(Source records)
>> Start
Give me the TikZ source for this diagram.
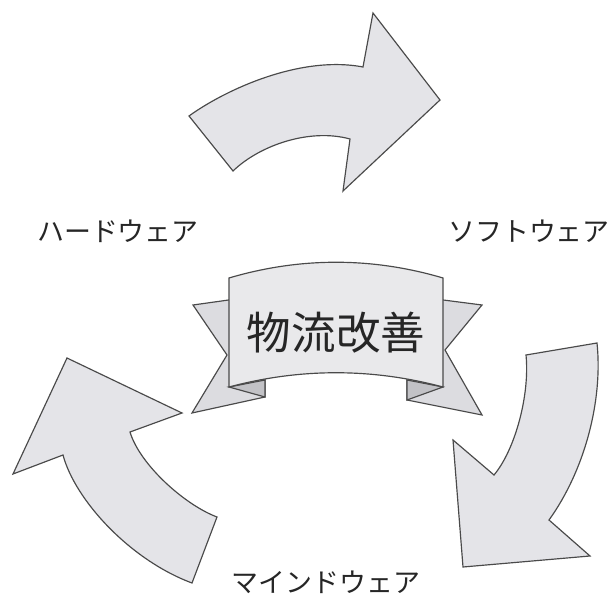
\documentclass[tikz,border=0pt]{standalone}
\usepackage{fontspec}
\newfontfamily\jpfont{Noto Sans CJK JP}
\definecolor{arrowgray}{HTML}{E4E4E8}
\definecolor{panelgray}{HTML}{E9E9EB}
\definecolor{tailgray}{HTML}{DCDCE0}
\definecolor{foldgray}{HTML}{C2C2C6}
\definecolor{edgegray}{HTML}{4A4A4A}
\begin{document}
\begin{tikzpicture}[x=0.03cm,y=-0.03cm,
  bigarrow/.style={fill=arrowgray,draw=edgegray,line width=1pt,line join=miter},
  ribbon/.style={draw=edgegray,line width=1pt,line join=miter},
  label/.style={font=\jpfont\fontsize{23pt}{23pt}\selectfont,text=black!85}]
  \useasboundingbox (0,0) rectangle (610,599);
  \draw[bigarrow] (189,116) .. controls (225,90) and (300,55) .. (363,67) -- (373,13) -- (440,100)
    -- (343,191) -- (350,139) .. controls (310,128) and (260,145) .. (233,171) -- cycle;
  \draw[bigarrow] (526,355) -- (597,343) .. controls (603,400) and (585,470) .. (549,520) -- (590,556)
    -- (463,567) -- (453,440) -- (494,475) .. controls (515,450) and (530,395) .. cycle;
  \draw[bigarrow] (217,517) .. controls (185,505) and (140,465) .. (130,432) -- (182,413) -- (67,358)
    -- (13,474) -- (63,455) .. controls (75,500) and (130,560) .. (192,583) -- cycle;
  \draw[ribbon,fill=tailgray] (250,297) -- (193,305) -- (227,355) -- (192,413) -- (265,397) -- (265,300) -- cycle;
  \draw[ribbon,fill=tailgray] (420,297) -- (482,305) -- (445,350) -- (482,415) -- (407,400) -- (407,300) -- cycle;
  \draw[ribbon,fill=foldgray] (229,387) -- (265,397) -- (265,380) -- cycle;
  \draw[ribbon,fill=foldgray] (443,387) -- (407,400) -- (407,380) -- cycle;
  \draw[ribbon,fill=panelgray] (229,278) .. controls (300,257) and (372,257) .. (443,278) -- (443,387)
    .. controls (372,368) and (300,368) .. (229,387) -- cycle;
  \node[font=\jpfont\fontsize{38pt}{38pt}\selectfont,text=black!85] (kaizen) at (336,333) {物流改善};
  \node[label] (hard) at (118,231) {ハードウェア};
  \node[label] (soft) at (529,231) {ソフトウェア};
  \node[label] (mind) at (326,582) {マインドウェア};
\end{tikzpicture}
\end{document}
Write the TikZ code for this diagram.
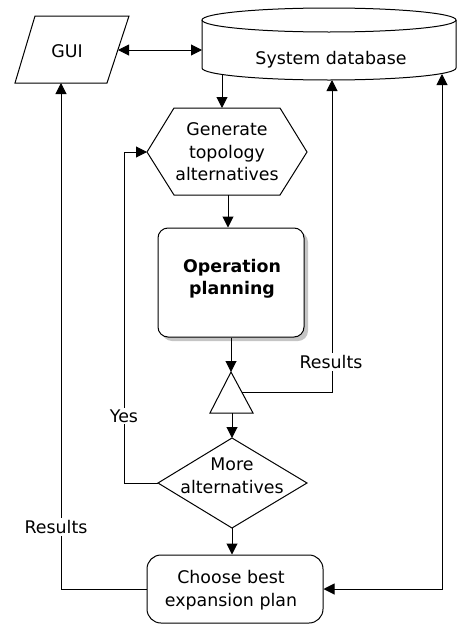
>> End
*What you are asked to do*.
Copy out all the data exactly; skip the pictures.

*Task output*.
Give me the TikZ source for this diagram.
\documentclass[tikz,border=0pt]{standalone}
\usepackage{fontspec}
\newfontfamily\jpfont{Noto Sans CJK JP}
\definecolor{arrowgray}{HTML}{E4E4E8}
\definecolor{panelgray}{HTML}{E9E9EB}
\definecolor{tailgray}{HTML}{DCDCE0}
\definecolor{foldgray}{HTML}{C2C2C6}
\definecolor{edgegray}{HTML}{4A4A4A}
\begin{document}
\begin{tikzpicture}[x=0.03cm,y=-0.03cm,
  bigarrow/.style={fill=arrowgray,draw=edgegray,line width=1pt,line join=miter},
  ribbon/.style={draw=edgegray,line width=1pt,line join=miter},
  label/.style={font=\jpfont\fontsize{23pt}{23pt}\selectfont,text=black!85}]
  \useasboundingbox (0,0) rectangle (610,599);
  \draw[bigarrow] (189,116) .. controls (225,90) and (300,55) .. (363,67) -- (373,13) -- (440,100)
    -- (343,191) -- (350,139) .. controls (310,128) and (260,145) .. (233,171) -- cycle;
  \draw[bigarrow] (526,355) -- (597,343) .. controls (603,400) and (585,470) .. (549,520) -- (590,556)
    -- (463,567) -- (453,440) -- (494,475) .. controls (515,450) and (530,395) .. cycle;
  \draw[bigarrow] (217,517) .. controls (185,505) and (140,465) .. (130,432) -- (182,413) -- (67,358)
    -- (13,474) -- (63,455) .. controls (75,500) and (130,560) .. (192,583) -- cycle;
  \draw[ribbon,fill=tailgray] (250,297) -- (193,305) -- (227,355) -- (192,413) -- (265,397) -- (265,300) -- cycle;
  \draw[ribbon,fill=tailgray] (420,297) -- (482,305) -- (445,350) -- (482,415) -- (407,400) -- (407,300) -- cycle;
  \draw[ribbon,fill=foldgray] (229,387) -- (265,397) -- (265,380) -- cycle;
  \draw[ribbon,fill=foldgray] (443,387) -- (407,400) -- (407,380) -- cycle;
  \draw[ribbon,fill=panelgray] (229,278) .. controls (300,257) and (372,257) .. (443,278) -- (443,387)
    .. controls (372,368) and (300,368) .. (229,387) -- cycle;
  \node[font=\jpfont\fontsize{38pt}{38pt}\selectfont,text=black!85] (kaizen) at (336,333) {物流改善};
  \node[label] (hard) at (118,231) {ハードウェア};
  \node[label] (soft) at (529,231) {ソフトウェア};
  \node[label] (mind) at (326,582) {マインドウェア};
\end{tikzpicture}
\end{document}
Write the TikZ code for this diagram.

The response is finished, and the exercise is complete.